At the core of the Greater Sum software apprenticeship program is exposure to ideas and techniques that accelerate learning, and therefore accelerate careers.  We read and discuss a book each week, often a book that isn’t technical, but instead focuses on learning, teamwork or some other aspect of being a software developer that is as important as understand the latest Javascript library.

Recently we read Death by Meeting by Patrick Lencioni. Meetings are an important part of any organization. Unfortunately they are often painful.  Lencioni’s model for meetings is to be clear on the “level” of discussion at each meeting. Here are the reflections of our apprentices on the book.


There was one concept from Death by Meeting that really resonated with me and had it been implemented at previous jobs would have greatly improved the effectiveness of our meetings.  The author, Lencioni, draws attention to the disadvantages of trying to cover topics with different scopes in the same meeting.  He breaks topics for discussion in meetings into 4 different categories that should be discussed in their own meeting.  

  • Daily 15 minute meetings for coordination
  • Weekly Tactical meetings for looking at progress on up to three key metrics and solving obstacles or issues that might have arisen in the past week.
  • Monthly Strategic meetings for solving issues with long term goals or personnel.  These are meetings where people come prepared to argue with relevant information
  • Quarterly Off-site meetings for discussing product lines, defining what success looks like for the next three months, analyzing what has changed in the marketplace since the last offsite.

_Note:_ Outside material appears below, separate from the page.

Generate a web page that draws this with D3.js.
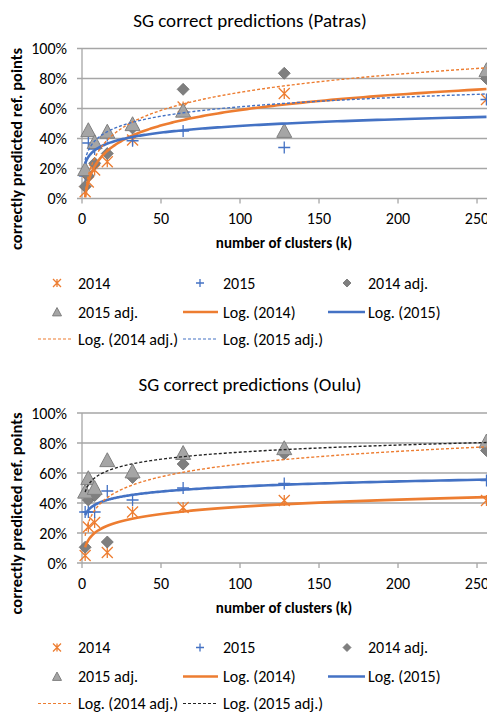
<!DOCTYPE html>
<html><head><meta charset="utf-8">
<script src="https://cdn.jsdelivr.net/npm/d3@7"></script>
<style>body{margin:0;background:#fff;overflow:hidden} text{font-family:Carlito,Calibri,Lato,sans-serif;fill:#000}</style>
</head><body><svg id="c" width="487" height="714"></svg>
<script>
// ---- data ----
const kValues = [2, 4, 8, 16, 32, 64, 128, 256];
const patras2014    = [0.045, 0.11, 0.19, 0.245, 0.39, 0.61, 0.70, 0.66];
const patras2015    = [0.15, 0.37, 0.33, 0.42, 0.385, 0.45, 0.34, 0.66];
const patras2014adj = [0.08, 0.15, 0.235, 0.30, 0.47, 0.728, 0.835, 0.80];
const patras2015adj = [0.19, 0.45, 0.37, 0.44, 0.49, 0.58, 0.445, 0.85];
const oulu2014      = [0.05, 0.24, 0.27, 0.07, 0.34, 0.37, 0.417, 0.417];
const oulu2015      = [0.34, 0.34, 0.34, 0.48, 0.42, 0.50, 0.53, 0.55];
const oulu2014adj   = [0.105, 0.42, 0.45, 0.14, 0.57, 0.66, 0.728, 0.75];
const oulu2015adj   = [0.47, 0.56, 0.495, 0.68, 0.605, 0.728, 0.76, 0.805];
const xTicks = [0, 50, 100, 150, 200, 250];
const yTicks = [0, 0.2, 0.4, 0.6, 0.8, 1];
const titles = ["SG correct predictions (Patras)", "SG correct predictions (Oulu)"];
const seriesNames = ["2014", "2015", "2014 adj.", "2015 adj."];
const trendNames = ["Log. (2014)", "Log. (2015)", "Log. (2014 adj.)", "Log. (2015 adj.)"];
const xTitle = "number of clusters (k)";
const yTitle = "correctly predicted ref. points";

const ORANGE = "#ED7D31", BLUE = "#4472C4", DGRAY = "#7F7F7F", LGRAY = "#A5A5A5", GRID = "#A6A6A6";

const charts = [
  { top: 0,     title: titles[0], data: [patras2014, patras2015, patras2014adj, patras2015adj], adj15Color: BLUE },
  { top: 364.5, title: titles[1], data: [oulu2014, oulu2015, oulu2014adj, oulu2015adj], adj15Color: "#222" }
];

const svg = d3.select("#c");

function logFit(xs, ys) {
  const lx = xs.map(Math.log);
  const mx = d3.mean(lx), my = d3.mean(ys);
  let sxy = 0, sxx = 0;
  lx.forEach((v, i) => { sxy += (v - mx) * (ys[i] - my); sxx += (v - mx) * (v - mx); });
  const b = sxy / sxx, a = my - b * mx;
  return k => a + b * Math.log(k);
}

function marker(g, type, x, y, s) {
  if (type === 0) { // star (asterisk)
    g.append("path").attr("d", `M${x-s},${y-s}L${x+s},${y+s}M${x-s},${y+s}L${x+s},${y-s}M${x},${y-s}L${x},${y+s}`)
      .attr("stroke", ORANGE).attr("stroke-width", 1.3).attr("fill", "none");
  } else if (type === 1) { // plus
    g.append("path").attr("d", `M${x-s},${y}L${x+s},${y}M${x},${y-s}L${x},${y+s}`)
      .attr("stroke", BLUE).attr("stroke-width", 1.3).attr("fill", "none");
  } else if (type === 2) { // diamond
    g.append("path").attr("d", `M${x},${y-s}L${x+s},${y}L${x},${y+s}L${x-s},${y}Z`)
      .attr("fill", DGRAY).attr("stroke", "#6f6f6f").attr("stroke-width", 0.8);
  } else { // triangle
    g.append("path").attr("d", `M${x},${y-s*1.1}L${x+s},${y+s*0.75}L${x-s},${y+s*0.75}Z`)
      .attr("fill", LGRAY).attr("stroke", DGRAY).attr("stroke-width", 1);
  }
}

charts.forEach(ch => {
  const g = svg.append("g").attr("transform", `translate(0,${ch.top})`);
  const x = d3.scaleLinear().domain([0, 256]).range([82, 486.5]);
  const y = d3.scaleLinear().domain([0, 1]).range([198.5, 48.5]);

  g.append("text").attr("x", 250).attr("y", 20).attr("text-anchor", "middle")
    .attr("dominant-baseline", "central").style("font-size", "19px").text(ch.title);

  // grid + y ticks
  yTicks.forEach(t => {
    g.append("line").attr("x1", 77).attr("x2", 487).attr("y1", y(t)).attr("y2", y(t))
      .attr("stroke", GRID).attr("stroke-width", 1.3);
    g.append("text").attr("x", 67).attr("y", y(t)).attr("text-anchor", "end")
      .attr("dominant-baseline", "central").style("font-size", "16px").text(d3.format(".0%")(t));
  });
  g.append("line").attr("x1", x(0)).attr("x2", x(0)).attr("y1", y(1)).attr("y2", y(0))
    .attr("stroke", GRID).attr("stroke-width", 1.3);
  xTicks.forEach(t => {
    g.append("line").attr("x1", x(t)).attr("x2", x(t)).attr("y1", y(0)).attr("y2", y(0) + 5)
      .attr("stroke", GRID).attr("stroke-width", 1.3);
    g.append("text").attr("x", x(t)).attr("y", 218.5).attr("text-anchor", "middle")
      .attr("dominant-baseline", "central").style("font-size", "16px").text(t);
  });
  g.append("text").attr("x", 284).attr("y", 243).attr("text-anchor", "middle")
    .attr("dominant-baseline", "central").style("font-size", "15px").style("font-weight", "bold").text(xTitle);
  g.append("text").attr("transform", `translate(16,${149}) rotate(-90)`).attr("text-anchor", "middle")
    .attr("dominant-baseline", "central").style("font-size", "16.5px").style("font-weight", "bold").text(yTitle);

  // markers
  const sizes = [5.5, 6, 6, 7.5];
  ch.data.forEach((arr, si) => {
    arr.forEach((v, i) => marker(g, si, x(kValues[i]), y(v), sizes[si]));
  });

  // trendlines
  const trendStyles = [
    { color: ORANGE, w: 2.6, dash: null },
    { color: BLUE, w: 2.6, dash: null },
    { color: ORANGE, w: 1.4, dash: "3,2" },
    { color: ch.adj15Color, w: 1.4, dash: "3,2" }
  ];
  const ks = d3.range(0, 201).map(i => 2 * Math.pow(128, i / 200));
  ch.data.forEach((arr, si) => {
    const f = logFit(kValues, arr);
    const st = trendStyles[si];
    g.append("path").attr("d", d3.line().x(k => x(k)).y(k => y(f(k)))(ks))
      .attr("fill", "none").attr("stroke", st.color).attr("stroke-width", st.w)
      .attr("stroke-dasharray", st.dash);
  });

  // legend
  const rows = [283, 312, 339];
  const lg = g.append("g");
  const mcol = [57, 200, 347], tcol = [78, 223, 368];
  [0, 1, 2].forEach(i => {
    marker(lg, i, mcol[i], rows[0], 4);
    lg.append("text").attr("x", tcol[i]).attr("y", rows[0]).attr("dominant-baseline", "central")
      .style("font-size", "16px").text(seriesNames[i]);
  });
  marker(lg, 3, mcol[0], rows[1] + 0.5, 4.5);
  lg.append("text").attr("x", tcol[0]).attr("y", rows[1]).attr("dominant-baseline", "central")
    .style("font-size", "16px").text(seriesNames[3]);
  const legLines = [
    { x1: 183, x2: 218, y: rows[1], st: trendStyles[0], tx: tcol[1], name: trendNames[0] },
    { x1: 328, x2: 365, y: rows[1], st: trendStyles[1], tx: tcol[2], name: trendNames[1] },
    { x1: 38, x2: 73, y: rows[2], st: trendStyles[2], tx: tcol[0], name: trendNames[2] },
    { x1: 183, x2: 218, y: rows[2], st: trendStyles[3], tx: tcol[1], name: trendNames[3] }
  ];
  legLines.forEach(l => {
    lg.append("line").attr("x1", l.x1).attr("x2", l.x2).attr("y1", l.y).attr("y2", l.y)
      .attr("stroke", l.st.color).attr("stroke-width", l.st.dash ? 1.2 : 2.4)
      .attr("stroke-dasharray", l.st.dash);
    lg.append("text").attr("x", l.tx).attr("y", l.y).attr("dominant-baseline", "central")
      .style("font-size", "16px").text(l.name);
  });
});
</script></body></html>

Meetings become ineffective, boring, and take to long when people try to solve problems in the wrong meeting.  For example trying to solve an obstacle in the daily coordination meeting is going to make the meeting drag on and will probably hold people hostage that don’t have any input on the issue, wait for the weekly tactical meeting or call a separate meeting with only the relevant people for something that can’t wait a couple of days.  Trying to solve a strategic issue in a weekly tactical is going to take up a lot of time and the problem probably won’t be solved due to people not coming to the meeting prepared with the information for a definitive conclusion.

-Matthew Knowles   


When first hearing the title, Death By Meeting, I assumed the book to be about the evils of meetings and how to limit or do away with them all together. Having felt the pain of boring, monotonous, wasteful meetings, I was ready to learn how to rid myself of this evil. The book makes note right away, though, that meetings are not inherently bad and are necessary time savers when properly utilized. The answer isn’t no meetings, it’s more contextualised and interactive meetings. What really stood out to me is the need to make meetings engaging and encouraging conflict. This brings on debate and disagreement over the issues at hand which leads to the issues being resolved. A lot of time is wasted with emails, phone calls, and wandering the halls trying to clarify issues that should have been resolved during a meeting. Time spent properly in meetings can cut out a lot of wasted time outside of meetings.

-Wes Duncan  


Business meetings can feel like death by blood-letting.  Slow moving, having the quality of being both numbing and painful at the same time.

Often these facts are due to a lack of appropriate purpose and focus for meetings.

Death By Meeting,by Patrick Lencioni, aims to identify different types of meetings that teams have and provide structure and purpose to each type of meeting.

Meetings should be more interesting than movies.  They are interactive where movies are passive.  They are also relevant to our lives.  The decisions from meetings have a direct impact on our work, how we spend our time, and where our focus is placed.

Effective meetings should start with a hook to get everyone engaged; to set the tone for the importance of the meeting.  From there, dive into the meat of the meeting and mine for conflict from those in attendance.  Look for differing opinions to shed light on the topics from different angles.  Give opportunity, and even require, that everyone share their perspective on the subject matter.  This will flesh out all of the known issues and allow an informed decision to be made.  The leader should acknowledge the different perspectives and make a final decision.  Then move on.  Consensus is not required, but providing an opportunity for others to share their full perspective is important to ensure that all the available information is used to make the final decision.

A sound meeting strategy for a team is to have:

  • Daily Check-in’s of about 5-10 minutes to review what each member is working on that day.
  • Weekly Tactical lasting no more than 60 minutes.  The agenda is set in the opening moments of the meeting, not before.  It is set by quickly reviewing what each member is working on that week and comparing these topics to key metrics to determine the focus of the meeting and the agenda.
  • Monthly Strategic meetings are longer meetings, lasting usually between 2-3 hours.  These meetings have 1-2 topics and the agenda is set ahead of time so that all parties can prepare beforehand and have all pertinent information available for the meeting.
  • Off-site reviews are for more comprehensive reviews of things like business strategy, team/personnel, and your industry or competition.

Meetings should be focused on delivering on a particular goal and be engaging for participants.  Many meetings can easily fall into these categories and can be made more useful by implementing the strategies suggested in Death by Meeting.